(Stored items from a collection)
=-=-=-=-=
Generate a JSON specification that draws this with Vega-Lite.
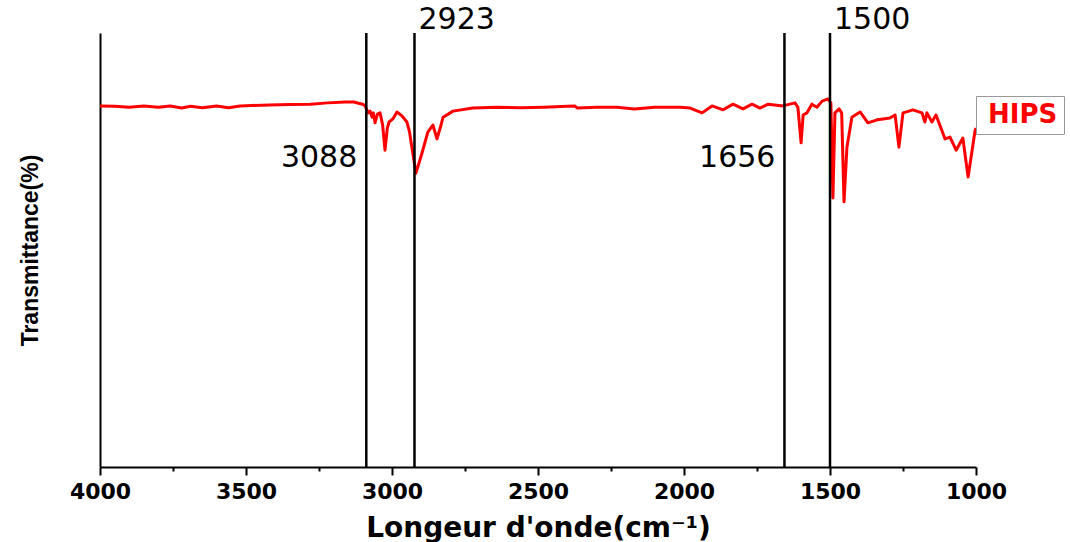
{
  "$schema": "https://vega.github.io/schema/vega-lite/v6.json",
  "width": 876,
  "height": 434,
  "autosize": {"type": "none"},
  "padding": {"left": 100, "top": 33, "right": 94, "bottom": 75},
  "background": "white",
  "config": {
    "view": {"stroke": null},
    "axis": {"domainColor": "black", "domainWidth": 2, "tickColor": "black", "tickWidth": 2, "labelColor": "black", "titleColor": "black", "grid": false}
  },
  "datasets": {
    "spectrum": [
      {"wn": 4000, "t": 83.2, "s": "HIPS"}, {"wn": 3950, "t": 83.1, "s": "HIPS"}, {"wn": 3900, "t": 82.9, "s": "HIPS"},
      {"wn": 3850, "t": 83.2, "s": "HIPS"}, {"wn": 3800, "t": 82.9, "s": "HIPS"}, {"wn": 3760, "t": 83.2, "s": "HIPS"},
      {"wn": 3720, "t": 82.7, "s": "HIPS"}, {"wn": 3690, "t": 83.1, "s": "HIPS"}, {"wn": 3650, "t": 82.8, "s": "HIPS"},
      {"wn": 3600, "t": 83.2, "s": "HIPS"}, {"wn": 3560, "t": 82.8, "s": "HIPS"}, {"wn": 3520, "t": 83.2, "s": "HIPS"},
      {"wn": 3480, "t": 83.3, "s": "HIPS"}, {"wn": 3420, "t": 83.4, "s": "HIPS"}, {"wn": 3350, "t": 83.5, "s": "HIPS"},
      {"wn": 3280, "t": 83.6, "s": "HIPS"}, {"wn": 3220, "t": 83.9, "s": "HIPS"}, {"wn": 3160, "t": 84.1, "s": "HIPS"},
      {"wn": 3130, "t": 84.1, "s": "HIPS"}, {"wn": 3115, "t": 83.8, "s": "HIPS"}, {"wn": 3100, "t": 83.6, "s": "HIPS"},
      {"wn": 3092, "t": 83.2, "s": "HIPS"}, {"wn": 3082, "t": 81.6, "s": "HIPS"}, {"wn": 3075, "t": 82.0, "s": "HIPS"},
      {"wn": 3068, "t": 80.6, "s": "HIPS"}, {"wn": 3064, "t": 81.6, "s": "HIPS"}, {"wn": 3058, "t": 79.3, "s": "HIPS"},
      {"wn": 3050, "t": 81.3, "s": "HIPS"}, {"wn": 3041, "t": 81.6, "s": "HIPS"}, {"wn": 3032, "t": 78.8, "s": "HIPS"},
      {"wn": 3024, "t": 73.0, "s": "HIPS"}, {"wn": 3016, "t": 78.1, "s": "HIPS"}, {"wn": 3010, "t": 79.5, "s": "HIPS"},
      {"wn": 2997, "t": 80.2, "s": "HIPS"}, {"wn": 2983, "t": 81.8, "s": "HIPS"}, {"wn": 2966, "t": 80.9, "s": "HIPS"},
      {"wn": 2949, "t": 79.5, "s": "HIPS"}, {"wn": 2940, "t": 77.2, "s": "HIPS"}, {"wn": 2932, "t": 73.7, "s": "HIPS"},
      {"wn": 2918, "t": 67.7, "s": "HIPS"}, {"wn": 2897, "t": 72.4, "s": "HIPS"}, {"wn": 2877, "t": 77.2, "s": "HIPS"},
      {"wn": 2860, "t": 78.8, "s": "HIPS"}, {"wn": 2846, "t": 75.6, "s": "HIPS"}, {"wn": 2835, "t": 78.1, "s": "HIPS"},
      {"wn": 2825, "t": 80.6, "s": "HIPS"}, {"wn": 2791, "t": 82.0, "s": "HIPS"}, {"wn": 2723, "t": 82.7, "s": "HIPS"},
      {"wn": 2640, "t": 82.9, "s": "HIPS"}, {"wn": 2560, "t": 82.8, "s": "HIPS"}, {"wn": 2480, "t": 82.9, "s": "HIPS"},
      {"wn": 2400, "t": 83.1, "s": "HIPS"}, {"wn": 2374, "t": 83.2, "s": "HIPS"}, {"wn": 2365, "t": 82.7, "s": "HIPS"},
      {"wn": 2300, "t": 82.9, "s": "HIPS"}, {"wn": 2230, "t": 82.9, "s": "HIPS"}, {"wn": 2170, "t": 82.5, "s": "HIPS"},
      {"wn": 2100, "t": 82.9, "s": "HIPS"}, {"wn": 2050, "t": 82.9, "s": "HIPS"}, {"wn": 2014, "t": 82.9, "s": "HIPS"},
      {"wn": 1979, "t": 82.7, "s": "HIPS"}, {"wn": 1938, "t": 81.6, "s": "HIPS"}, {"wn": 1904, "t": 83.2, "s": "HIPS"},
      {"wn": 1866, "t": 82.3, "s": "HIPS"}, {"wn": 1832, "t": 83.6, "s": "HIPS"}, {"wn": 1798, "t": 82.5, "s": "HIPS"},
      {"wn": 1767, "t": 83.6, "s": "HIPS"}, {"wn": 1740, "t": 82.7, "s": "HIPS"}, {"wn": 1712, "t": 83.6, "s": "HIPS"},
      {"wn": 1661, "t": 83.2, "s": "HIPS"}, {"wn": 1620, "t": 83.9, "s": "HIPS"}, {"wn": 1610, "t": 82.9, "s": "HIPS"},
      {"wn": 1599, "t": 74.7, "s": "HIPS"}, {"wn": 1592, "t": 81.1, "s": "HIPS"}, {"wn": 1579, "t": 81.6, "s": "HIPS"},
      {"wn": 1562, "t": 83.6, "s": "HIPS"}, {"wn": 1545, "t": 82.9, "s": "HIPS"}, {"wn": 1527, "t": 84.3, "s": "HIPS"},
      {"wn": 1507, "t": 84.8, "s": "HIPS"}, {"wn": 1497, "t": 83.9, "s": "HIPS"}, {"wn": 1490, "t": 62.0, "s": "HIPS"},
      {"wn": 1483, "t": 81.6, "s": "HIPS"}, {"wn": 1469, "t": 82.5, "s": "HIPS"}, {"wn": 1460, "t": 81.6, "s": "HIPS"},
      {"wn": 1452, "t": 61.1, "s": "HIPS"}, {"wn": 1442, "t": 73.7, "s": "HIPS"}, {"wn": 1425, "t": 80.6, "s": "HIPS"},
      {"wn": 1397, "t": 81.8, "s": "HIPS"}, {"wn": 1370, "t": 79.3, "s": "HIPS"}, {"wn": 1339, "t": 80.0, "s": "HIPS"},
      {"wn": 1318, "t": 80.2, "s": "HIPS"}, {"wn": 1295, "t": 80.4, "s": "HIPS"}, {"wn": 1277, "t": 81.1, "s": "HIPS"},
      {"wn": 1264, "t": 73.7, "s": "HIPS"}, {"wn": 1250, "t": 81.6, "s": "HIPS"}, {"wn": 1216, "t": 82.3, "s": "HIPS"},
      {"wn": 1185, "t": 81.6, "s": "HIPS"}, {"wn": 1175, "t": 79.5, "s": "HIPS"}, {"wn": 1168, "t": 81.6, "s": "HIPS"},
      {"wn": 1151, "t": 79.5, "s": "HIPS"}, {"wn": 1137, "t": 81.1, "s": "HIPS"}, {"wn": 1106, "t": 75.6, "s": "HIPS"},
      {"wn": 1089, "t": 76.0, "s": "HIPS"}, {"wn": 1068, "t": 73.0, "s": "HIPS"}, {"wn": 1045, "t": 75.8, "s": "HIPS"},
      {"wn": 1027, "t": 66.8, "s": "HIPS"}, {"wn": 1003, "t": 77.6, "s": "HIPS"}, {"wn": 1000, "t": 78.1, "s": "HIPS"}
    ],
    "marks": [
      {"wn": 3088, "label": "3088", "ly": 71.2, "side": "left"},
      {"wn": 2923, "label": "2923", "ly": 103, "side": "right"},
      {"wn": 1656, "label": "1656", "ly": 71.2, "side": "left"},
      {"wn": 1500, "label": "1500", "ly": 103, "side": "right"}
    ]
  },
  "layer": [
    {
      "data": {"name": "spectrum"},
      "mark": {"type": "line", "strokeWidth": 3, "clip": false, "strokeJoin": "round"},
      "encoding": {
        "x": {"field": "wn", "type": "quantitative",
          "scale": {"domain": [4000, 1000], "nice": false, "zero": false},
          "axis": {
            "values": [4000, 3750, 3500, 3250, 3000, 2750, 2500, 2250, 2000, 1750, 1500, 1250, 1000],
            "labelExpr": "datum.value % 500 === 0 ? datum.value : ''",
            "tickSize": {"condition": {"test": "datum.value % 500 === 0", "value": 8}, "value": 4},
            "labelFont": "DejaVu Sans", "labelFontWeight": "bold", "labelFontSize": 22,
            "labelPadding": 6, "labelFlush": false, "labelOverlap": false,
            "title": "Longeur d'onde(cm⁻¹)", "titleFont": "DejaVu Sans", "titleFontWeight": "bold",
            "titleFontSize": 28, "titlePadding": 12
          }},
        "y": {"field": "t", "type": "quantitative",
          "scale": {"domain": [0, 100], "nice": false},
          "axis": {"labels": false, "ticks": false, "title": "Transmittance(%)",
            "titleFont": "Liberation Sans", "titleFontWeight": "bold", "titleFontSize": 23, "titlePadding": 58}},
        "color": {"field": "s", "type": "nominal",
          "scale": {"domain": ["HIPS"], "range": ["#ff0000"]},
          "legend": {"orient": "none", "legendX": 876, "legendY": 63, "title": null,
            "symbolSize": 0, "symbolStrokeWidth": 0, "symbolOpacity": 0, "labelOffset": -20,
            "labelFont": "DejaVu Sans", "labelFontWeight": "bold", "labelFontSize": 26, "labelColor": "#ff0000",
            "strokeColor": "#999999", "padding": 6, "fillColor": "white"}}
      }
    },
    {
      "data": {"name": "marks"},
      "mark": {"type": "rule", "color": "black", "strokeWidth": 2.5},
      "encoding": {"x": {"field": "wn", "type": "quantitative"}}
    },
    {
      "data": {"name": "marks"},
      "transform": [{"filter": "datum.side === 'left'"}],
      "mark": {"type": "text", "align": "right", "baseline": "middle", "dx": -9, "font": "DejaVu Sans", "fontSize": 30, "color": "black", "clip": false},
      "encoding": {
        "x": {"field": "wn", "type": "quantitative"},
        "y": {"field": "ly", "type": "quantitative"},
        "text": {"field": "label"}
      }
    },
    {
      "data": {"name": "marks"},
      "transform": [{"filter": "datum.side === 'right'"}],
      "mark": {"type": "text", "align": "left", "baseline": "middle", "dx": 4, "font": "DejaVu Sans", "fontSize": 30, "color": "black", "clip": false},
      "encoding": {
        "x": {"field": "wn", "type": "quantitative"},
        "y": {"field": "ly", "type": "quantitative"},
        "text": {"field": "label"}
      }
    }
  ]
}
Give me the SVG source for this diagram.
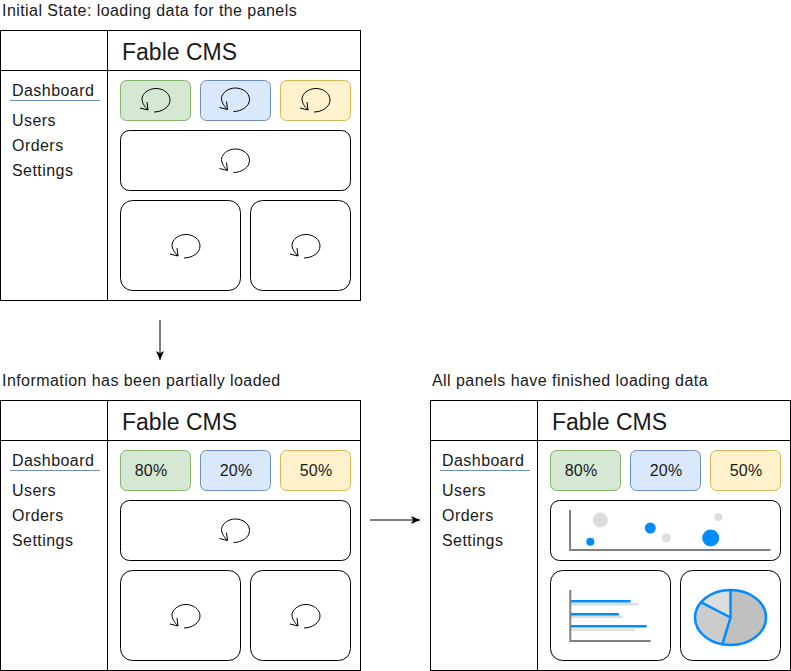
<svg xmlns="http://www.w3.org/2000/svg" width="791" height="671" viewBox="0 0 791 671">
<style>
text{font-family:"Liberation Sans",Arial,sans-serif;fill:#1a1a1a}
.cap{font-size:16px;letter-spacing:.44px}
.menu{font-size:16px;letter-spacing:.45px}
.title{font-size:23px}
.pct{font-size:16px;text-anchor:middle;letter-spacing:.2px}
.frame{fill:#fff;stroke:#000;stroke-width:1}
.ln{fill:none;stroke:#000;stroke-width:1}
.panel{fill:#fff;stroke:#000;stroke-width:1}
.g{fill:#d5e8d4;stroke:#82b366}
.b{fill:#dae8fc;stroke:#6c8ebf}
.y{fill:#fff2cc;stroke:#d6b656}
.ul{stroke:#6c8ebf;stroke-width:1}
.sp{fill:none;stroke:#000;stroke-width:1}
.axis{fill:none;stroke:#808080;stroke-width:2}
.blue{fill:#008cff}
.grey{fill:#ddd}
.bb{stroke:#008cff;stroke-width:2.4;fill:none}
.pie{stroke:#008cff;stroke-width:2.5;fill:none}
.gb{stroke:#ddd;stroke-width:2.5;fill:none}
</style>
<defs>
<marker id="arr" markerWidth="10" markerHeight="10" refX="9" refY="4.5" orient="auto" markerUnits="userSpaceOnUse"><path d="M0,0.5 L9,4.5 L0,8.5 L2.2,4.5 Z" fill="#000"/></marker>
<g id="spin" class="sp"><path d="M-2,12 C6,12 14,7 14,0 C14,-7 7,-11.5 0,-11.5 C-8,-11.5 -14,-6 -14,-1 C-14,3 -11,7 -8,10"/><path d="M-16,8 L-8,10 L-9,2"/></g>
<g id="shell">
<rect class="frame" x="0.5" y="30.5" width="360" height="270"/>
<path class="ln" d="M107.5,30.5V300.5M0.5,70.5H360.5"/>
<path class="ul" d="M10,100.5H100"/>
<text class="title" x="122" y="59.5">Fable CMS</text>
<text class="menu" x="12" y="96">Dashboard</text>
<text class="menu" x="12" y="126">Users</text>
<text class="menu" x="12" y="151">Orders</text>
<text class="menu" x="12" y="176">Settings</text>
<rect class="g" x="120.5" y="80.5" width="70" height="40" rx="6"/>
<rect class="b" x="200.5" y="80.5" width="70" height="40" rx="6"/>
<rect class="y" x="280.5" y="80.5" width="70" height="40" rx="6"/>
<rect class="panel" x="120.5" y="130.5" width="230" height="60" rx="9"/>
<rect class="panel" x="120.5" y="200.5" width="120" height="90" rx="12"/>
<rect class="panel" x="250.5" y="200.5" width="100" height="90" rx="12"/>
</g>
</defs>
<g id="connectors">
<path class="ln" d="M160,320V360" marker-end="url(#arr)"/>
<path class="ln" d="M370,520H420" marker-end="url(#arr)"/>
</g>
<g id="captions">
<text class="cap" x="2" y="16">Initial State: loading data for the panels</text>
<text class="cap" x="2" y="386">Information has been partially loaded</text>
<text class="cap" x="432" y="386">All panels have finished loading data</text>
</g>
<g id="state-initial">
<use href="#shell"/>
<use href="#spin" x="156" y="100"/>
<use href="#spin" x="235.5" y="99.5"/>
<use href="#spin" x="316" y="100"/>
<use href="#spin" x="235.5" y="160.5"/>
<use href="#spin" x="186" y="246"/>
<use href="#spin" x="306" y="246"/>
</g>
<g id="state-partial" transform="translate(0,370)">
<use href="#shell"/>
<text class="pct" x="151" y="106">80%</text>
<text class="pct" x="236" y="106">20%</text>
<text class="pct" x="316" y="106">50%</text>
<use href="#spin" x="235.5" y="160.5"/>
<use href="#spin" x="186" y="246"/>
<use href="#spin" x="306" y="246"/>
</g>
<g id="state-loaded" transform="translate(430,370)">
<use href="#shell"/>
<text class="pct" x="151" y="106">80%</text>
<text class="pct" x="236" y="106">20%</text>
<text class="pct" x="316" y="106">50%</text>
</g>
<g id="scatter-chart">
<circle class="grey" cx="600.3" cy="520" r="7.5"/>
<circle class="blue" cx="590.3" cy="541.7" r="4"/>
<circle class="blue" cx="650.3" cy="528" r="5.5"/>
<circle class="grey" cx="666.3" cy="537.7" r="4.5"/>
<circle class="blue" cx="710.7" cy="538" r="8.5"/>
<circle class="grey" cx="718.5" cy="517" r="4"/>
<path class="axis" d="M570,510V550H770.5"/>
</g>
<g id="bar-chart">
<path class="gb" d="M571,604.2H638.7M571,616.7H622.7M571,629.7H634.7"/>
<path class="bb" d="M571,601.3H630.7M571,614.3H619M571,626.3H646.7"/>
<path class="axis" d="M570.3,590V641H650.7"/>
</g>
<g id="pie-chart">
<ellipse cx="730.5" cy="617.5" rx="35.5" ry="27.5" fill="#c0c0c0"/>
<path d="M730.5,617.5L722.3,644.3A35.5,27.5 0 0 1 701.7,602.7Z" fill="#ccc"/>
<path d="M730.5,617.5L701.7,602.7A35.5,27.5 0 0 1 730.5,590Z" fill="#ddd"/>
<ellipse class="pie" cx="730.5" cy="617.5" rx="35.5" ry="27.5"/>
<path class="pie" d="M730.5,590V617.5L722.3,644.3M730.5,617.5L701.7,602.7"/>
</g>
</svg>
=-=-=-=-=
Copy each line of the listing that includes "this".

Answer in full:
Generate a JSON specification that draws this with Vega-Lite.
Give me the SVG source for this diagram.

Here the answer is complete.